Better: "The bank does not have a heart." Or would that be a different phrase?
That might work for another sentence, however, the word being taught here was ψυχή if it had been 'καρδιά" we could have had ''Η τράπεζα δεν έχει καρδιά.'' But note it's "η τράπεζα" not "το τραπέζι" close relatives.
Do I understand correctly that the bank (institution) is η τραπεζα and the table is το τραπεζι? I was under the impression that it was the same word so that the original sentence had two possible interpretations. My level in Greek is not that high.
Yes, that's right. I think you can see how the bank "τράπεζα" took its name from "τραπέζι" >table.
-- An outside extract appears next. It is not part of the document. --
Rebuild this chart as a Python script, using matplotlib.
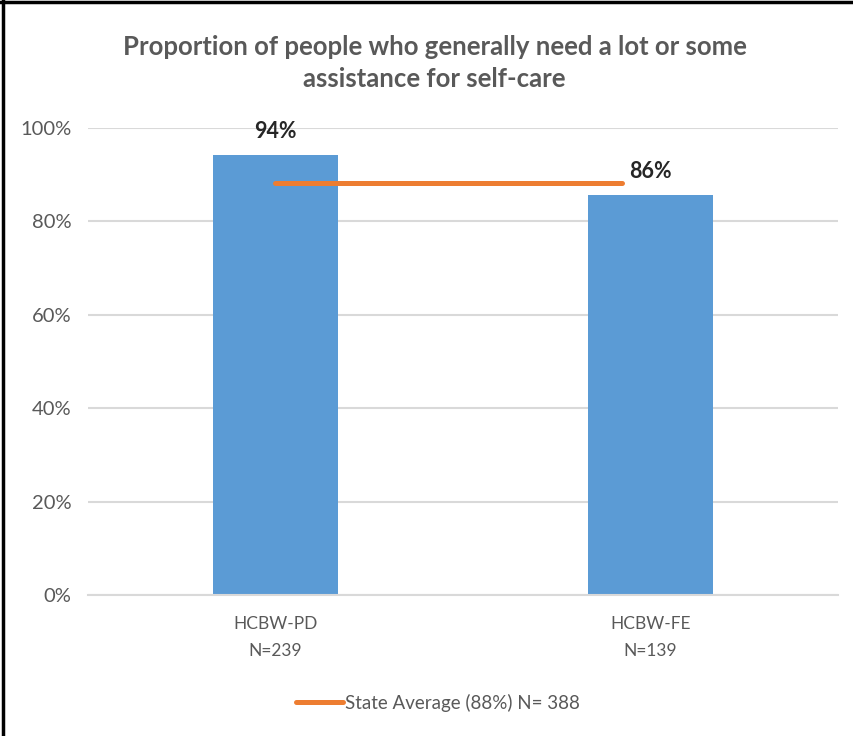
import numpy as np
import matplotlib.pyplot as plt
from matplotlib.lines import Line2D

categories = ["HCBW-PD\nN=239", "HCBW-FE\nN=139"]
values = [94.2, 85.7]
value_labels = ["94%", "86%"]
state_avg = 88.2
state_label = "State Average (88%) N= 388"
# the average line is drawn from the first bar centre to just short of the second
avg_x = [0, 0.925]
yticks = [0, 20, 40, 60, 80, 100]

title = "Proportion of people who generally need a lot or some\nassistance for self-care"

bar_c = "#5B9BD5"
line_c = "#ED7D31"
txt_c = "#595959"
grid_c = "#D9D9D9"

plt.rcParams["font.family"] = ["Lato", "DejaVu Sans"]

fig = plt.figure(figsize=(8.54, 7.36), dpi=100)
ax = fig.add_axes([0.103, 0.1916, 0.878, 0.6345])

x = np.arange(len(categories))
ax.bar(x, values, width=1/3, color=bar_c, zorder=2)
ax.plot(avg_x, [state_avg, state_avg], color=line_c, lw=3.6,
        solid_capstyle="round", zorder=3)

for xi, v, lab in zip(x, values, value_labels):
    ax.annotate(lab, (xi, v), xytext=(0, 17), textcoords="offset points",
                ha="center", va="center", fontsize=15.5, fontweight="bold",
                color="#262626", zorder=4)

ax.set_xlim(-0.5, 1.5)
ax.set_ylim(0, 100)
ax.set_yticks(yticks)
ax.set_yticklabels([f"{t}%" for t in yticks], fontsize=14.5, color=txt_c)
ax.set_xticks(x)
ax.set_xticklabels(categories, fontsize=12.5, color=txt_c, linespacing=1.85)
ax.tick_params(length=0, pad=12)
ax.tick_params(axis="x", pad=15)
ax.yaxis.grid(True, color=grid_c, lw=1.5, zorder=0)
for s in ["top", "right", "left"]:
    ax.spines[s].set_visible(False)
ax.spines["bottom"].set_color(grid_c)
ax.spines["bottom"].set_linewidth(1.5)

fig.text(0.509, 0.915, title, ha="center", va="center", fontsize=18.5,
         fontweight="bold", color=txt_c, linespacing=1.4)

h = Line2D([], [], color=line_c, lw=3.6, solid_capstyle="round")
fig.legend([h], [state_label], loc="center", bbox_to_anchor=(0.513, 0.045),
           frameon=False, fontsize=13.5, labelcolor=txt_c, handlelength=2.5,
           handletextpad=0.1)

# frame of the screenshot (left and top edges)
fig.add_artist(Line2D([0.003, 0.003], [0, 1], color="black", lw=2.5,
                      transform=fig.transFigure))
fig.add_artist(Line2D([0, 1], [0.997, 0.997], color="black", lw=2.5,
                      transform=fig.transFigure))

fig.savefig("out.png", dpi=100)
And another relative "η τραπεζαρία" which is a dining room.
Actually, I think τράπεζα was the original word that meant "table", and it's still used like that for some set expressions, like "η Στρογγυλή Τράπεζα" or "Η Αγία Τράπεζα". Later, the word evolved and became τραπέζι, which simply means "table". Τράπεζα was perhaps reintroduced to translate the word "bank".
And now table is neutral (το τραπεζι) and bank feminine (η τραπεζα)? Thanks for all the explanations!
Ok, now I'm really curious: when did η τραπεζαρία (the table room) come to replace το τρικλίνιον (the three-couch room) as the standard dining room? And was the change in language concurrent with the change in dining practices?
Incidentally, Modern Hebrew has the word טרקלין [trak'lin], now somewhat archaic or literary and no longer in common use, meaning either "lounge" or "parlor". It is first attested in the Mishna, written in the Imperial Roman period.